■ EXERCISE TASK
Word for word, copy all the data and drop the pictures.
— START MATERIAL —
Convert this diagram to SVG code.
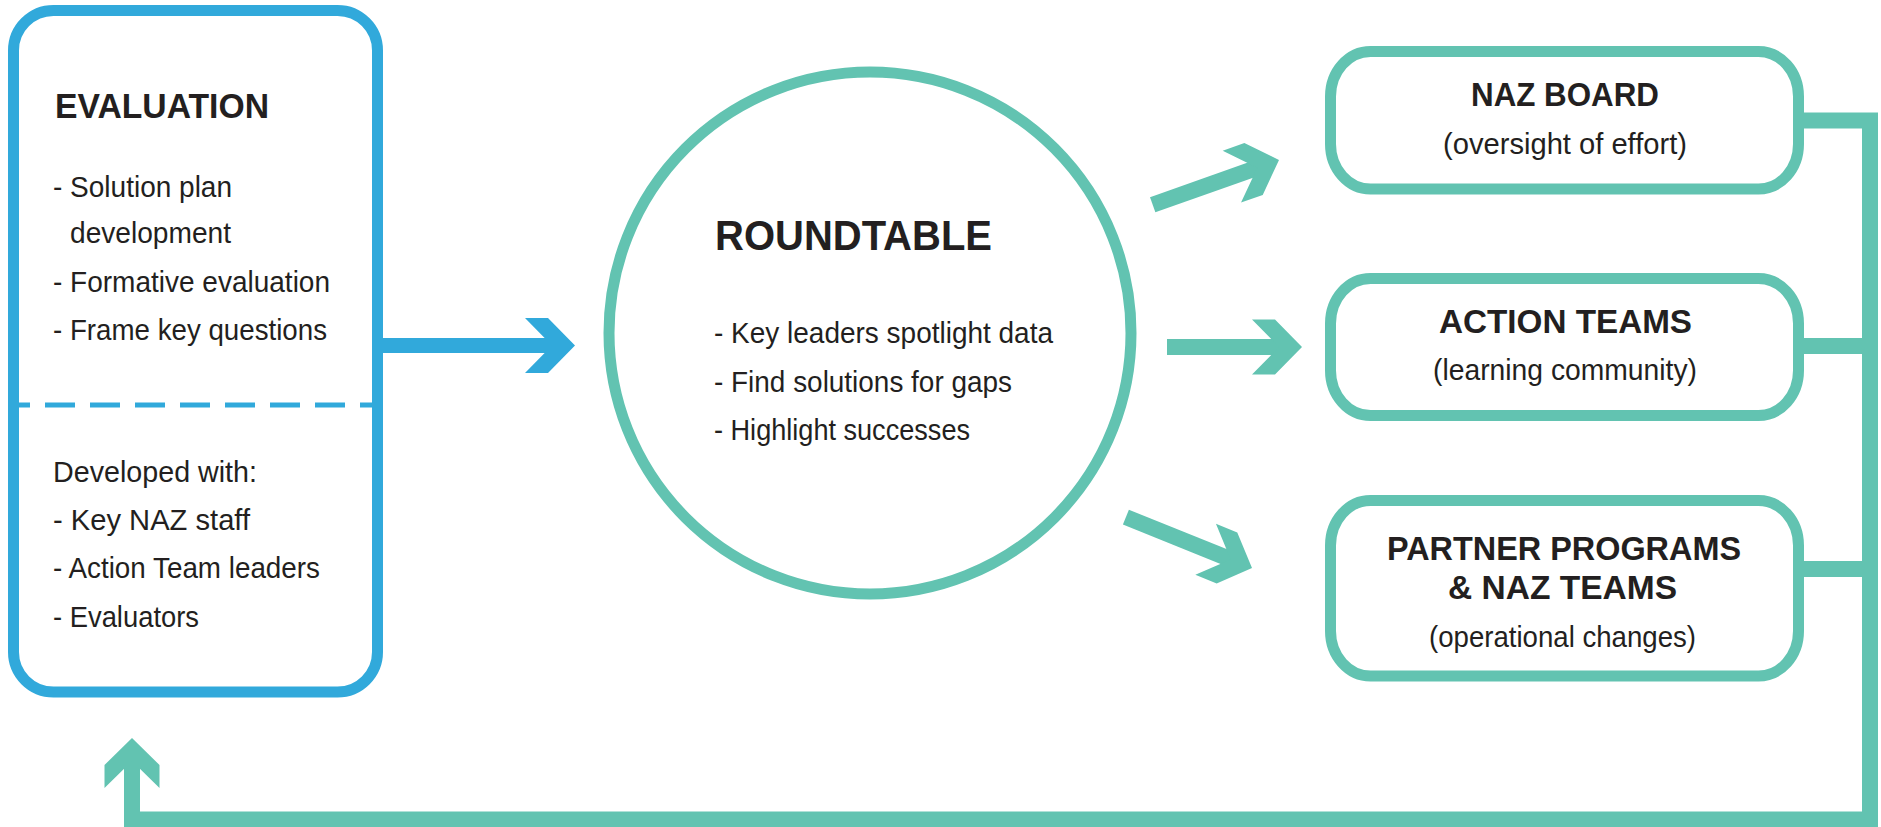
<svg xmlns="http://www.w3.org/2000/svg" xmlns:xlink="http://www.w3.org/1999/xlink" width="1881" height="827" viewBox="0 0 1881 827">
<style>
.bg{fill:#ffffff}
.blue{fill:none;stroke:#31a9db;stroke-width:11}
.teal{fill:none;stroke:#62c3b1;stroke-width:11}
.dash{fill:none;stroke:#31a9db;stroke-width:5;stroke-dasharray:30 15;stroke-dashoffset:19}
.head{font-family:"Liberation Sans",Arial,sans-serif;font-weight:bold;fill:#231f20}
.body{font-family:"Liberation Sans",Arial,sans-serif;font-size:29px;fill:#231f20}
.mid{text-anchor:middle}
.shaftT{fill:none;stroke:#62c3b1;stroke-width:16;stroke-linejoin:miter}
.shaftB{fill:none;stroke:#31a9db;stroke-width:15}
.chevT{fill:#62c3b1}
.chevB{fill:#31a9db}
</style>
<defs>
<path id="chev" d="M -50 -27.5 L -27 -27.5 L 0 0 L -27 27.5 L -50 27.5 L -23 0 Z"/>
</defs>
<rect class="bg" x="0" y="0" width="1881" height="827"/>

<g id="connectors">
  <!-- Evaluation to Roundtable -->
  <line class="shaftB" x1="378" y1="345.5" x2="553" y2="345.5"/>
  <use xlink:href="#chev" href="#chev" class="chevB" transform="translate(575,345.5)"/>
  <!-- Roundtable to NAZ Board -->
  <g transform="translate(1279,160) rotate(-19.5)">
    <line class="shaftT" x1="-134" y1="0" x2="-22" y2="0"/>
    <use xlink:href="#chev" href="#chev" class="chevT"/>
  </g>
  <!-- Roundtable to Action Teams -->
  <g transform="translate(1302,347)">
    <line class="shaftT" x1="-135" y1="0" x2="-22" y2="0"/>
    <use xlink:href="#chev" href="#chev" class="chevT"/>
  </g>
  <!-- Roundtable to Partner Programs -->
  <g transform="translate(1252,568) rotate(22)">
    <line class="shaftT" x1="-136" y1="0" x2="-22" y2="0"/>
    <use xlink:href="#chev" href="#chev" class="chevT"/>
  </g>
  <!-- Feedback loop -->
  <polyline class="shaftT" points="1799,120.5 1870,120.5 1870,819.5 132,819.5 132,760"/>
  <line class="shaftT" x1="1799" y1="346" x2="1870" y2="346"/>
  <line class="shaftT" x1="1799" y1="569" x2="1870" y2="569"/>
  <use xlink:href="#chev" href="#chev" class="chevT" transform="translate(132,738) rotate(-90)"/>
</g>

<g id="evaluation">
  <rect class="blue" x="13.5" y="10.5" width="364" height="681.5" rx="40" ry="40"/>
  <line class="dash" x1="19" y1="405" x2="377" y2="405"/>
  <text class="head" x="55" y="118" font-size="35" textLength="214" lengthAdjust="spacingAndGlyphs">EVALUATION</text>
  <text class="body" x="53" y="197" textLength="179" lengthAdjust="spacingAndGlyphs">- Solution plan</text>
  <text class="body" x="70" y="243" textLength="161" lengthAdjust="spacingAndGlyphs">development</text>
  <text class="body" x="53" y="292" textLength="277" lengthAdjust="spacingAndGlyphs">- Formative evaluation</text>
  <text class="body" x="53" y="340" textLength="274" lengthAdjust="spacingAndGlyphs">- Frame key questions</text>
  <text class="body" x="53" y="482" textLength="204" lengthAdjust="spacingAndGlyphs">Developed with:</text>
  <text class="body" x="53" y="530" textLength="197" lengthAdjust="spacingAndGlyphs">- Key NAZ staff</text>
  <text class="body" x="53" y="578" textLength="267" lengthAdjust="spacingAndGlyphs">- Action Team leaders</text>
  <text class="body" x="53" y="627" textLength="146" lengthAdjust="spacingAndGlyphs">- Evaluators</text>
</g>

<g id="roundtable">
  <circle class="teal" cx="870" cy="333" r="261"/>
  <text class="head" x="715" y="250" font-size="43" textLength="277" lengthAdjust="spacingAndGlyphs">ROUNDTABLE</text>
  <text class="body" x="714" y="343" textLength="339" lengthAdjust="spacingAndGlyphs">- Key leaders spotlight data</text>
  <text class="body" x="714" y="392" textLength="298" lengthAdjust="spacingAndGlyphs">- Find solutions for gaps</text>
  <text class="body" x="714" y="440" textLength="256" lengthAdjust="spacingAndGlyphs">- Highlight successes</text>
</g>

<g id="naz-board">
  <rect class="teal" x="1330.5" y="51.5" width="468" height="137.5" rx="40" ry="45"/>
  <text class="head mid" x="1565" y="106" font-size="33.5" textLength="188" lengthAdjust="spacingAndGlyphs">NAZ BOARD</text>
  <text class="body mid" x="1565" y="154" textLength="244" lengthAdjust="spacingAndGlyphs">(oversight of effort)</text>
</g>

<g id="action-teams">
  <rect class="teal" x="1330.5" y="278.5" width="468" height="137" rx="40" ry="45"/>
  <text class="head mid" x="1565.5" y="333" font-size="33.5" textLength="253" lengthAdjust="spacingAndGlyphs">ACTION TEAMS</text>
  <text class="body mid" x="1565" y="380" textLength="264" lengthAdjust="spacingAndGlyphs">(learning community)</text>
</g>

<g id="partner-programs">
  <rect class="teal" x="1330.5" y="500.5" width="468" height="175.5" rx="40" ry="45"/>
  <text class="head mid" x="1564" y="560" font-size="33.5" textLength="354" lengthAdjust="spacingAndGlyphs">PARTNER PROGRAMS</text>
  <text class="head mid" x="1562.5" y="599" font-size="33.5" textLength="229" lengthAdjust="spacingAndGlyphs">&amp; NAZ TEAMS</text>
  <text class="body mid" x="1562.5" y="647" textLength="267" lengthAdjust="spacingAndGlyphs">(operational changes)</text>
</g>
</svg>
— END MATERIAL —
■ EXPECTED ANSWER
Convert this diagram to SVG code.
<svg xmlns="http://www.w3.org/2000/svg" xmlns:xlink="http://www.w3.org/1999/xlink" width="1881" height="827" viewBox="0 0 1881 827">
<style>
.bg{fill:#ffffff}
.blue{fill:none;stroke:#31a9db;stroke-width:11}
.teal{fill:none;stroke:#62c3b1;stroke-width:11}
.dash{fill:none;stroke:#31a9db;stroke-width:5;stroke-dasharray:30 15;stroke-dashoffset:19}
.head{font-family:"Liberation Sans",Arial,sans-serif;font-weight:bold;fill:#231f20}
.body{font-family:"Liberation Sans",Arial,sans-serif;font-size:29px;fill:#231f20}
.mid{text-anchor:middle}
.shaftT{fill:none;stroke:#62c3b1;stroke-width:16;stroke-linejoin:miter}
.shaftB{fill:none;stroke:#31a9db;stroke-width:15}
.chevT{fill:#62c3b1}
.chevB{fill:#31a9db}
</style>
<defs>
<path id="chev" d="M -50 -27.5 L -27 -27.5 L 0 0 L -27 27.5 L -50 27.5 L -23 0 Z"/>
</defs>
<rect class="bg" x="0" y="0" width="1881" height="827"/>

<g id="connectors">
  <!-- Evaluation to Roundtable -->
  <line class="shaftB" x1="378" y1="345.5" x2="553" y2="345.5"/>
  <use xlink:href="#chev" href="#chev" class="chevB" transform="translate(575,345.5)"/>
  <!-- Roundtable to NAZ Board -->
  <g transform="translate(1279,160) rotate(-19.5)">
    <line class="shaftT" x1="-134" y1="0" x2="-22" y2="0"/>
    <use xlink:href="#chev" href="#chev" class="chevT"/>
  </g>
  <!-- Roundtable to Action Teams -->
  <g transform="translate(1302,347)">
    <line class="shaftT" x1="-135" y1="0" x2="-22" y2="0"/>
    <use xlink:href="#chev" href="#chev" class="chevT"/>
  </g>
  <!-- Roundtable to Partner Programs -->
  <g transform="translate(1252,568) rotate(22)">
    <line class="shaftT" x1="-136" y1="0" x2="-22" y2="0"/>
    <use xlink:href="#chev" href="#chev" class="chevT"/>
  </g>
  <!-- Feedback loop -->
  <polyline class="shaftT" points="1799,120.5 1870,120.5 1870,819.5 132,819.5 132,760"/>
  <line class="shaftT" x1="1799" y1="346" x2="1870" y2="346"/>
  <line class="shaftT" x1="1799" y1="569" x2="1870" y2="569"/>
  <use xlink:href="#chev" href="#chev" class="chevT" transform="translate(132,738) rotate(-90)"/>
</g>

<g id="evaluation">
  <rect class="blue" x="13.5" y="10.5" width="364" height="681.5" rx="40" ry="40"/>
  <line class="dash" x1="19" y1="405" x2="377" y2="405"/>
  <text class="head" x="55" y="118" font-size="35" textLength="214" lengthAdjust="spacingAndGlyphs">EVALUATION</text>
  <text class="body" x="53" y="197" textLength="179" lengthAdjust="spacingAndGlyphs">- Solution plan</text>
  <text class="body" x="70" y="243" textLength="161" lengthAdjust="spacingAndGlyphs">development</text>
  <text class="body" x="53" y="292" textLength="277" lengthAdjust="spacingAndGlyphs">- Formative evaluation</text>
  <text class="body" x="53" y="340" textLength="274" lengthAdjust="spacingAndGlyphs">- Frame key questions</text>
  <text class="body" x="53" y="482" textLength="204" lengthAdjust="spacingAndGlyphs">Developed with:</text>
  <text class="body" x="53" y="530" textLength="197" lengthAdjust="spacingAndGlyphs">- Key NAZ staff</text>
  <text class="body" x="53" y="578" textLength="267" lengthAdjust="spacingAndGlyphs">- Action Team leaders</text>
  <text class="body" x="53" y="627" textLength="146" lengthAdjust="spacingAndGlyphs">- Evaluators</text>
</g>

<g id="roundtable">
  <circle class="teal" cx="870" cy="333" r="261"/>
  <text class="head" x="715" y="250" font-size="43" textLength="277" lengthAdjust="spacingAndGlyphs">ROUNDTABLE</text>
  <text class="body" x="714" y="343" textLength="339" lengthAdjust="spacingAndGlyphs">- Key leaders spotlight data</text>
  <text class="body" x="714" y="392" textLength="298" lengthAdjust="spacingAndGlyphs">- Find solutions for gaps</text>
  <text class="body" x="714" y="440" textLength="256" lengthAdjust="spacingAndGlyphs">- Highlight successes</text>
</g>

<g id="naz-board">
  <rect class="teal" x="1330.5" y="51.5" width="468" height="137.5" rx="40" ry="45"/>
  <text class="head mid" x="1565" y="106" font-size="33.5" textLength="188" lengthAdjust="spacingAndGlyphs">NAZ BOARD</text>
  <text class="body mid" x="1565" y="154" textLength="244" lengthAdjust="spacingAndGlyphs">(oversight of effort)</text>
</g>

<g id="action-teams">
  <rect class="teal" x="1330.5" y="278.5" width="468" height="137" rx="40" ry="45"/>
  <text class="head mid" x="1565.5" y="333" font-size="33.5" textLength="253" lengthAdjust="spacingAndGlyphs">ACTION TEAMS</text>
  <text class="body mid" x="1565" y="380" textLength="264" lengthAdjust="spacingAndGlyphs">(learning community)</text>
</g>

<g id="partner-programs">
  <rect class="teal" x="1330.5" y="500.5" width="468" height="175.5" rx="40" ry="45"/>
  <text class="head mid" x="1564" y="560" font-size="33.5" textLength="354" lengthAdjust="spacingAndGlyphs">PARTNER PROGRAMS</text>
  <text class="head mid" x="1562.5" y="599" font-size="33.5" textLength="229" lengthAdjust="spacingAndGlyphs">&amp; NAZ TEAMS</text>
  <text class="body mid" x="1562.5" y="647" textLength="267" lengthAdjust="spacingAndGlyphs">(operational changes)</text>
</g>
</svg>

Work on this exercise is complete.